MatColgrove · March 29, 2011, 8:15pm

Hi Jon,

The flag “-Ktrap” will detect at runtime IEEE trap conditions such as divide by zero, underflow, overflow, etc, that may be the cause of the NaN. (Please see 'pgfortran -help -Ktrap" for the sub-options or the PGI User’s Guide).

For memory issues, I usually recommend the Valgrind utility (http://www.valgrind.org).

What options are you using for both the PGI and Intel builds? Does the error occur at low optimization (-g)? Is your application multi-threaded (OpenMP or MPI)?

Mat

Jon_Slavin · March 30, 2011, 1:53pm

Hi Mat,

Thanks for the reply. I’ll try using -Ktrap and may request that valgrind be installed on the cluster.

I have been using -C -g when compiling with pgfortran (but optimized when compiling with Intel ifort). The code does use MPI, though I created a non-MPI version for debugging purposes and am still getting the NaN’s.

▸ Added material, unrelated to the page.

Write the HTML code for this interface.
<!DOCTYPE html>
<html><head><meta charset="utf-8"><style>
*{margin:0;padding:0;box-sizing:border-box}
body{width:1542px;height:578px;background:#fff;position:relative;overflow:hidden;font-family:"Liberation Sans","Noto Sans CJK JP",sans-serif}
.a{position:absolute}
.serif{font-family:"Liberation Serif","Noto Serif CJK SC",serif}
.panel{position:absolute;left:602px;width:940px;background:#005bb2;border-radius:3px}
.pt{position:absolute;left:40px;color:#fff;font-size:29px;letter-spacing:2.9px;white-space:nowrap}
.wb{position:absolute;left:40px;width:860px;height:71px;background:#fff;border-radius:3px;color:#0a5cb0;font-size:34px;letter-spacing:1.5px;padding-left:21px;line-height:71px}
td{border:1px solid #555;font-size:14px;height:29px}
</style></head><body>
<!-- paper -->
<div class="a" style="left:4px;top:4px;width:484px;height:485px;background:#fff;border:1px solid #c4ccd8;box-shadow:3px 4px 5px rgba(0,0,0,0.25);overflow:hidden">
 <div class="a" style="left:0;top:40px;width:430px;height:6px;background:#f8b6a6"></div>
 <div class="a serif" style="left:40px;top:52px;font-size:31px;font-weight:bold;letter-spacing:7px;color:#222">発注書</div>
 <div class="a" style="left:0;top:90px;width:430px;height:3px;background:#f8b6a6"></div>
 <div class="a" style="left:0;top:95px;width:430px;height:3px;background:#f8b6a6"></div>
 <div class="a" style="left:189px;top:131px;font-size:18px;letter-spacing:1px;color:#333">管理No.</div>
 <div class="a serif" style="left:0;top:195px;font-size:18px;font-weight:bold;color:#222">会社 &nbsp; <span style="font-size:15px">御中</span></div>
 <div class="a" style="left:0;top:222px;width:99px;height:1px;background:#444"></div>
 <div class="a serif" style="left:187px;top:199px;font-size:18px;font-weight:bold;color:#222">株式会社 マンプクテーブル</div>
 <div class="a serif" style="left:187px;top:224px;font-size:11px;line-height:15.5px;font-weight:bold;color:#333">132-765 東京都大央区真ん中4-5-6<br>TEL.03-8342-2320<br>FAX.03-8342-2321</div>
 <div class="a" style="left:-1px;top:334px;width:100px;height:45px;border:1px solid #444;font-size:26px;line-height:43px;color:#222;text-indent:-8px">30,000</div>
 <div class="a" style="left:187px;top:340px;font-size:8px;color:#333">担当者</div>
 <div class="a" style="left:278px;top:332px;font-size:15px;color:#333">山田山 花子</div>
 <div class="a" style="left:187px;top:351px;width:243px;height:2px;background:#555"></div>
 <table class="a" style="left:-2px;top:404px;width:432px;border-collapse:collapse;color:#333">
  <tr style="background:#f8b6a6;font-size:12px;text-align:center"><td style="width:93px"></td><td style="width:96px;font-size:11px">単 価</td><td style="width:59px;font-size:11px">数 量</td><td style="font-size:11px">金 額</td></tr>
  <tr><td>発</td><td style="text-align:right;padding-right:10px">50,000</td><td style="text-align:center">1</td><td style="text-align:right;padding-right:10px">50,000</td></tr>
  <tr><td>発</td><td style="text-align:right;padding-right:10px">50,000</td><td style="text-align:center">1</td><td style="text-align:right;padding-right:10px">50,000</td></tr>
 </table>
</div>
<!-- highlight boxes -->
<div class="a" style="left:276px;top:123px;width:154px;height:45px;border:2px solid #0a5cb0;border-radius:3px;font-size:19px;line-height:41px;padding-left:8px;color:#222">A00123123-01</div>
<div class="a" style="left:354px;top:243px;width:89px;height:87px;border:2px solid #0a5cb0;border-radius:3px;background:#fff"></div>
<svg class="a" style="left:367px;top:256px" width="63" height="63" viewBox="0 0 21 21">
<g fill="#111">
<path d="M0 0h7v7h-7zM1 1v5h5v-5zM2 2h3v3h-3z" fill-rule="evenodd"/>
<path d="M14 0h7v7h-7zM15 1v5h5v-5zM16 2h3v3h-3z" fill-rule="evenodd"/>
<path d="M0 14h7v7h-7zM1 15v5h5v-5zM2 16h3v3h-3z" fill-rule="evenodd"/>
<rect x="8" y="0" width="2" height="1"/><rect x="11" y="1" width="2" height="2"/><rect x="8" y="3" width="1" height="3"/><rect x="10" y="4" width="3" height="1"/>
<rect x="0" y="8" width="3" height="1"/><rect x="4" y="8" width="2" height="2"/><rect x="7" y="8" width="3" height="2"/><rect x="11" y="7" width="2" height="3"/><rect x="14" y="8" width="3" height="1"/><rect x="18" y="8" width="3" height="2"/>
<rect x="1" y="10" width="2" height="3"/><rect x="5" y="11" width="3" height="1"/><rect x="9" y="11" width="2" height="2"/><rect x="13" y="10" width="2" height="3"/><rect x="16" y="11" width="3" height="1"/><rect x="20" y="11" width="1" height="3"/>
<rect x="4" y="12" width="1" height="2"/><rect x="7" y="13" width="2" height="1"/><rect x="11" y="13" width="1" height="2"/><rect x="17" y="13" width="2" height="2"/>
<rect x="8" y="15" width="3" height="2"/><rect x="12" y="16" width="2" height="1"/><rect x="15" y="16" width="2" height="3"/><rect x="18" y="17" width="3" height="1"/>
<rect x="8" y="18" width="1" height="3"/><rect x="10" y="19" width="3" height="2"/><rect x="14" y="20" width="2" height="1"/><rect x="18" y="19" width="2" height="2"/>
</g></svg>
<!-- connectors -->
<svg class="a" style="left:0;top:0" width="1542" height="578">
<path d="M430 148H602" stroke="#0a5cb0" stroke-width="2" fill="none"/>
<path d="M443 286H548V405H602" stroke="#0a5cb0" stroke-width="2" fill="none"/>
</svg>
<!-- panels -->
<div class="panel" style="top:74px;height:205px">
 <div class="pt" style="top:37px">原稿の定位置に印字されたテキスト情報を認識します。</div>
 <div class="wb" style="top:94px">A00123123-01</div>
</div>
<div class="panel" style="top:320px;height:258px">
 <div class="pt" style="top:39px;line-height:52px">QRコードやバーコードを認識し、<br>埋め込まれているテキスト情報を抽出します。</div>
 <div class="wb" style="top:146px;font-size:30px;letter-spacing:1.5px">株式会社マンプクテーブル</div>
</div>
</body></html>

I should mention that the code is mixed F77 and F90 (i.e. some subroutines/functions are F77 others are F90) in case that makes any difference.

Thanks,
Jon

MatColgrove · March 30, 2011, 4:06pm

Hi Jon,

Since the problem occurs with “-g”, it’s more likely a problem in the code.

One culprit may be an uninitialized variable. At low optimization, variables are loaded and stored from memory while at higher optimization, values are more likely to be stored in registers. If the variable happens to be stored in a register, it may have a consistent valid initial value, while if loaded from memory may contain garbage. Valgrind will be able to find uninitialized memory reads (UMR).

Other causes may be that that an optimization reorders the code so the program error is masked. In this case, try compiling at full optimization and see if the problem goes away. If it does, then uses a binary search method where you compile half the source file with optimization and the other half without. Continue until you find exactly which file causes the NaN. From there, you can use the “opt” directive to selectively optimize each routine in the file. Continue until you’ve narrowed it down the exact routine. Finally, run the code in the debugger (PGDBG) and step through the routine to determine the exact cause of the NaN.

Hope this helps,
Mat